• [What you need to do]
Report the count of lines where the string "this" appears, and nothing else.

• [Extracted entries]
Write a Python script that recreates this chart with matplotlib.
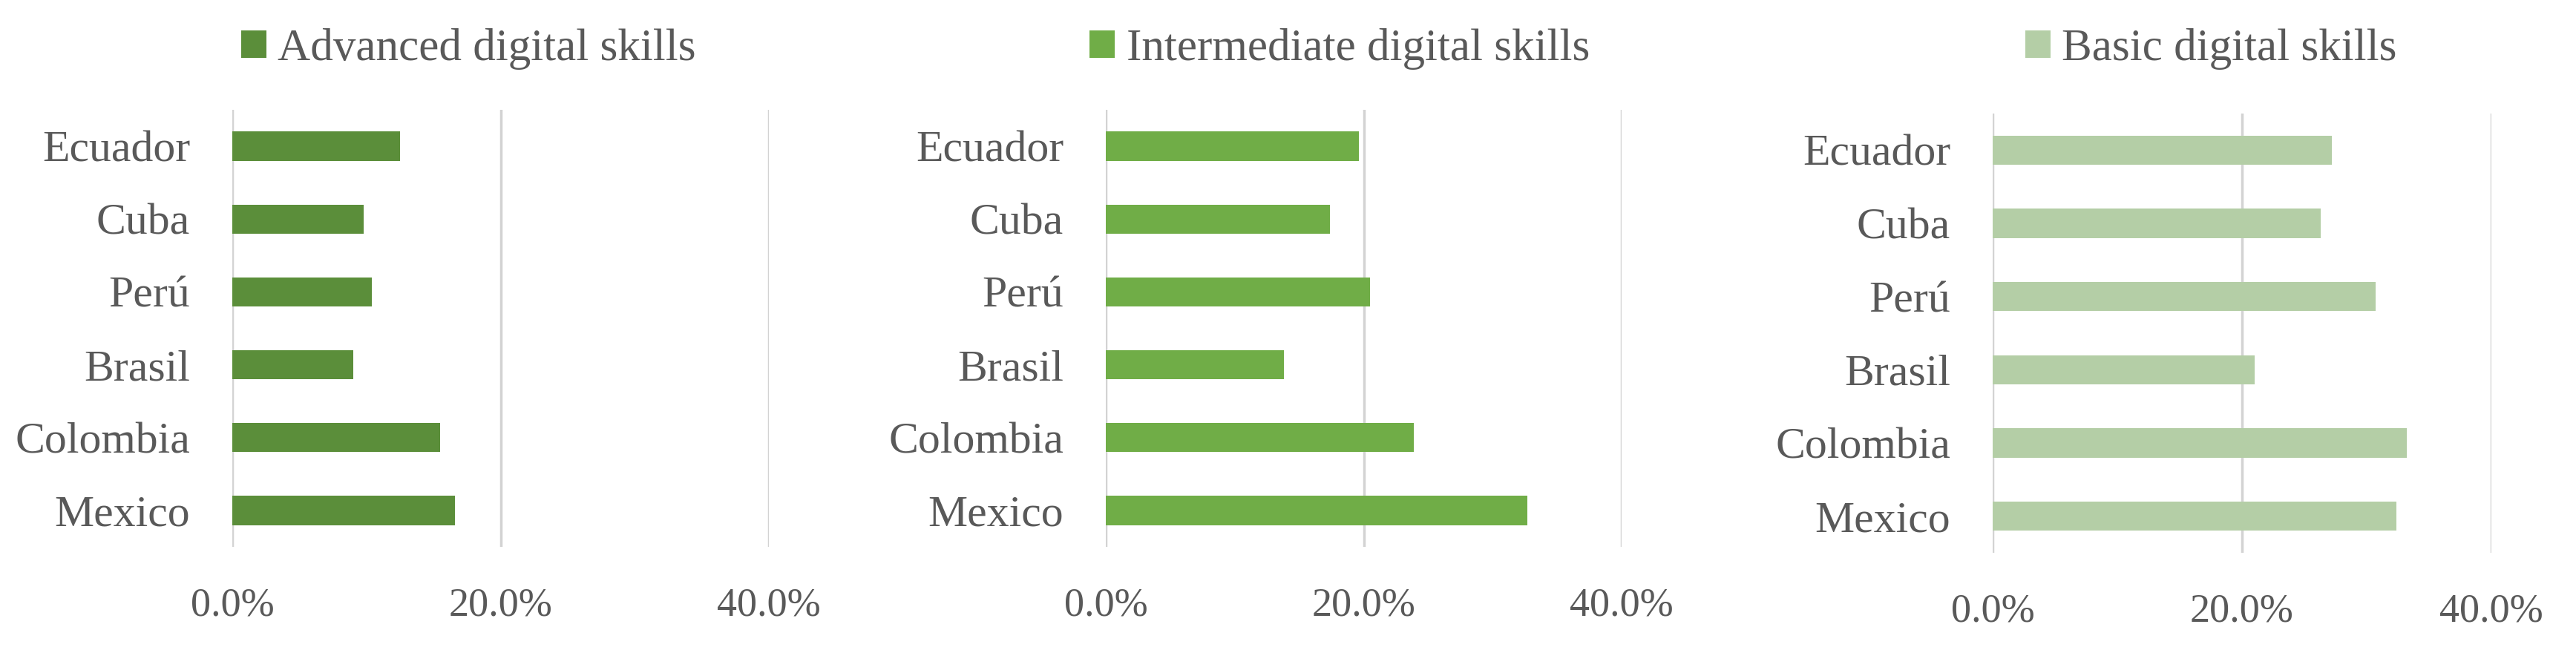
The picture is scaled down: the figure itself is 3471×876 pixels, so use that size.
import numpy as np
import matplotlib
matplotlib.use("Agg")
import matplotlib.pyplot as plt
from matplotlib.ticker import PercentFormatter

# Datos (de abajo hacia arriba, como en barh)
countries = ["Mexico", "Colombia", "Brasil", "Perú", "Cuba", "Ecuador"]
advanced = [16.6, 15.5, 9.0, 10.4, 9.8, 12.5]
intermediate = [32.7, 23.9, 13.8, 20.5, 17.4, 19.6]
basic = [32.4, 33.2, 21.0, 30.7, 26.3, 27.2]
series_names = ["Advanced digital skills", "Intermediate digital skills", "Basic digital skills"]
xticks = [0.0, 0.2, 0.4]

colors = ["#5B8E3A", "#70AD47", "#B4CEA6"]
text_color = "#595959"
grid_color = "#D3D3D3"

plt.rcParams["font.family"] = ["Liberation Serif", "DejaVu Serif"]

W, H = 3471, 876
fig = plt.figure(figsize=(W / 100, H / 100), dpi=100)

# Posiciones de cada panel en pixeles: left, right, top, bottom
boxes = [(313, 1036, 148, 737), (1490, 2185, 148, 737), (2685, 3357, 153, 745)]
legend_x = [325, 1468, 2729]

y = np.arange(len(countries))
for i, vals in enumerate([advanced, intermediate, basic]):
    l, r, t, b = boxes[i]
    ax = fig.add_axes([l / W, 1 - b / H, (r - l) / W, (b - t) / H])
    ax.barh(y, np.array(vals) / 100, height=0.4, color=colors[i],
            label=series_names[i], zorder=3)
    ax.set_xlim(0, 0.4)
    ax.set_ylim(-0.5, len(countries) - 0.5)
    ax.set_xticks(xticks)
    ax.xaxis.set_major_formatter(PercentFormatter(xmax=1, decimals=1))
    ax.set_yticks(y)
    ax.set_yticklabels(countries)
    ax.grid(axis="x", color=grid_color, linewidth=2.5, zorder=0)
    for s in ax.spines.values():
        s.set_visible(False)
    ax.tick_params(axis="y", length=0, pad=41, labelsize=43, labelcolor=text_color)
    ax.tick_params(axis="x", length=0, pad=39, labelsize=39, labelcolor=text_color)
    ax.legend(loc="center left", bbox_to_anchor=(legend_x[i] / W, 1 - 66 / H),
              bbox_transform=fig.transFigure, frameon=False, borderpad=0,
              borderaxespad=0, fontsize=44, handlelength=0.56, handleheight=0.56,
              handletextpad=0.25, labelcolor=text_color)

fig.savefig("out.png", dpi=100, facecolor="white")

==

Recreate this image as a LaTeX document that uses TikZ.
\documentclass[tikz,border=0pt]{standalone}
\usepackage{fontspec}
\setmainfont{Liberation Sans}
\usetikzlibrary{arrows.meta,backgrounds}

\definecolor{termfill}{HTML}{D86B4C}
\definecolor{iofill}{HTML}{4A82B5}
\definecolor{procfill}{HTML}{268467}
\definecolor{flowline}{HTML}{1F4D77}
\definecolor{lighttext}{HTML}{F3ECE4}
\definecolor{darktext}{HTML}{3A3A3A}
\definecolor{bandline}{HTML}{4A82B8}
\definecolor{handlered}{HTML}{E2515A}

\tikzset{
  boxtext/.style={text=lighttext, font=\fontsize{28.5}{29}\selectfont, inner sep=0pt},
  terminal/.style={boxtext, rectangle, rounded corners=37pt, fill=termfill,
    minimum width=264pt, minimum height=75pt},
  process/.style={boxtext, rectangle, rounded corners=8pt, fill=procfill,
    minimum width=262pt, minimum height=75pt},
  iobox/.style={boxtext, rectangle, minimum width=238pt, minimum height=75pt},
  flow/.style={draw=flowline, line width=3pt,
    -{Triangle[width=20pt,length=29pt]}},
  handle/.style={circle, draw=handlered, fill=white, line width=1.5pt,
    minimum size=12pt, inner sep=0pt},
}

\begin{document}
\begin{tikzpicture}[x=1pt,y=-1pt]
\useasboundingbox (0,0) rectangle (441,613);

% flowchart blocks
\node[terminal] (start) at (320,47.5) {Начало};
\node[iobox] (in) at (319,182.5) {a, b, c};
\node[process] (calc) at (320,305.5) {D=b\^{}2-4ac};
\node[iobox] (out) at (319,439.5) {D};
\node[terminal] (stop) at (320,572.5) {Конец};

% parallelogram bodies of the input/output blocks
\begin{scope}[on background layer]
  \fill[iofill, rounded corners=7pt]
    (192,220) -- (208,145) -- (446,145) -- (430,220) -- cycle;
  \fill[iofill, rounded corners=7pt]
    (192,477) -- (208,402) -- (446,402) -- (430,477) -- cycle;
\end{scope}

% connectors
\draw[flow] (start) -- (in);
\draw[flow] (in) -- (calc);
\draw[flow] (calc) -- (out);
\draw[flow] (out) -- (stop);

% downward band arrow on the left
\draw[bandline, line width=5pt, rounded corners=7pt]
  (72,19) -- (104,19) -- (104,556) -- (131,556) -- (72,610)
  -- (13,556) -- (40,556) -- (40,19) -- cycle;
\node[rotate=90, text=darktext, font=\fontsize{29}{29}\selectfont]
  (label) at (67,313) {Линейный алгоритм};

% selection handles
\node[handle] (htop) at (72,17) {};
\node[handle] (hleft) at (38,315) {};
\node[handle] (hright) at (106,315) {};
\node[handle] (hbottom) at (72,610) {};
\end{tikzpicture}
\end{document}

• [Full response]
2